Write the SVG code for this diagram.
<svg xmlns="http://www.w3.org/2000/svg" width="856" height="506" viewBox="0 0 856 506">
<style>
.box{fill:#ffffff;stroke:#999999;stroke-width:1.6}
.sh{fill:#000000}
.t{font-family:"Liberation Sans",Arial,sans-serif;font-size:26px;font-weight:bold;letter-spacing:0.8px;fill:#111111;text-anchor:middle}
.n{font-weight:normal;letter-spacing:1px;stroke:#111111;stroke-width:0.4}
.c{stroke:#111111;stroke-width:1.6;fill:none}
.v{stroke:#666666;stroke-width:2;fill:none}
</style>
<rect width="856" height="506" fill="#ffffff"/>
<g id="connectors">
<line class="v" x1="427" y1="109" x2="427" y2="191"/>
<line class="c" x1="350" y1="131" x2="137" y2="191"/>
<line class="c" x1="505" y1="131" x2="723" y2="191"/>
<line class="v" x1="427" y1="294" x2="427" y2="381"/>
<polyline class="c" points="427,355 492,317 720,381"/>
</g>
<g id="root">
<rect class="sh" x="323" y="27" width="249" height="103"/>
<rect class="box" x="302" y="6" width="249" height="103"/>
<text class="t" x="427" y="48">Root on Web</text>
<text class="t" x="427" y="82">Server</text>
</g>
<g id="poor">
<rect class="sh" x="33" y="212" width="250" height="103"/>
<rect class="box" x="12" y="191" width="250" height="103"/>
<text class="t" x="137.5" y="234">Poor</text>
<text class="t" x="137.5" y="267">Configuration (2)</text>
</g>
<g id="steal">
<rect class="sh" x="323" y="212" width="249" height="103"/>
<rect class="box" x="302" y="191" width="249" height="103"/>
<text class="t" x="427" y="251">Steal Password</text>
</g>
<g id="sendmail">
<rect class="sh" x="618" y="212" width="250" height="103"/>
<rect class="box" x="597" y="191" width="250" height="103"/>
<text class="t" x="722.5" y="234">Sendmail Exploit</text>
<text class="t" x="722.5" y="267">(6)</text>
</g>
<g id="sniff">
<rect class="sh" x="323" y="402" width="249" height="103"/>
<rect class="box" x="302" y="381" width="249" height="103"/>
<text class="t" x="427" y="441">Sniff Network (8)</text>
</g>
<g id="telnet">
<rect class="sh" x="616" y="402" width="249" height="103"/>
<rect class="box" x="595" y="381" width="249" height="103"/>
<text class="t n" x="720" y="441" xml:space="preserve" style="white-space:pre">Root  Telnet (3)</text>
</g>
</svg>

-*-*-

### Work to do
Repeat every line of the material exactly as given.

### Finished answer
Write the SVG code for this diagram.
<svg xmlns="http://www.w3.org/2000/svg" width="856" height="506" viewBox="0 0 856 506">
<style>
.box{fill:#ffffff;stroke:#999999;stroke-width:1.6}
.sh{fill:#000000}
.t{font-family:"Liberation Sans",Arial,sans-serif;font-size:26px;font-weight:bold;letter-spacing:0.8px;fill:#111111;text-anchor:middle}
.n{font-weight:normal;letter-spacing:1px;stroke:#111111;stroke-width:0.4}
.c{stroke:#111111;stroke-width:1.6;fill:none}
.v{stroke:#666666;stroke-width:2;fill:none}
</style>
<rect width="856" height="506" fill="#ffffff"/>
<g id="connectors">
<line class="v" x1="427" y1="109" x2="427" y2="191"/>
<line class="c" x1="350" y1="131" x2="137" y2="191"/>
<line class="c" x1="505" y1="131" x2="723" y2="191"/>
<line class="v" x1="427" y1="294" x2="427" y2="381"/>
<polyline class="c" points="427,355 492,317 720,381"/>
</g>
<g id="root">
<rect class="sh" x="323" y="27" width="249" height="103"/>
<rect class="box" x="302" y="6" width="249" height="103"/>
<text class="t" x="427" y="48">Root on Web</text>
<text class="t" x="427" y="82">Server</text>
</g>
<g id="poor">
<rect class="sh" x="33" y="212" width="250" height="103"/>
<rect class="box" x="12" y="191" width="250" height="103"/>
<text class="t" x="137.5" y="234">Poor</text>
<text class="t" x="137.5" y="267">Configuration (2)</text>
</g>
<g id="steal">
<rect class="sh" x="323" y="212" width="249" height="103"/>
<rect class="box" x="302" y="191" width="249" height="103"/>
<text class="t" x="427" y="251">Steal Password</text>
</g>
<g id="sendmail">
<rect class="sh" x="618" y="212" width="250" height="103"/>
<rect class="box" x="597" y="191" width="250" height="103"/>
<text class="t" x="722.5" y="234">Sendmail Exploit</text>
<text class="t" x="722.5" y="267">(6)</text>
</g>
<g id="sniff">
<rect class="sh" x="323" y="402" width="249" height="103"/>
<rect class="box" x="302" y="381" width="249" height="103"/>
<text class="t" x="427" y="441">Sniff Network (8)</text>
</g>
<g id="telnet">
<rect class="sh" x="616" y="402" width="249" height="103"/>
<rect class="box" x="595" y="381" width="249" height="103"/>
<text class="t n" x="720" y="441" xml:space="preserve" style="white-space:pre">Root  Telnet (3)</text>
</g>
</svg>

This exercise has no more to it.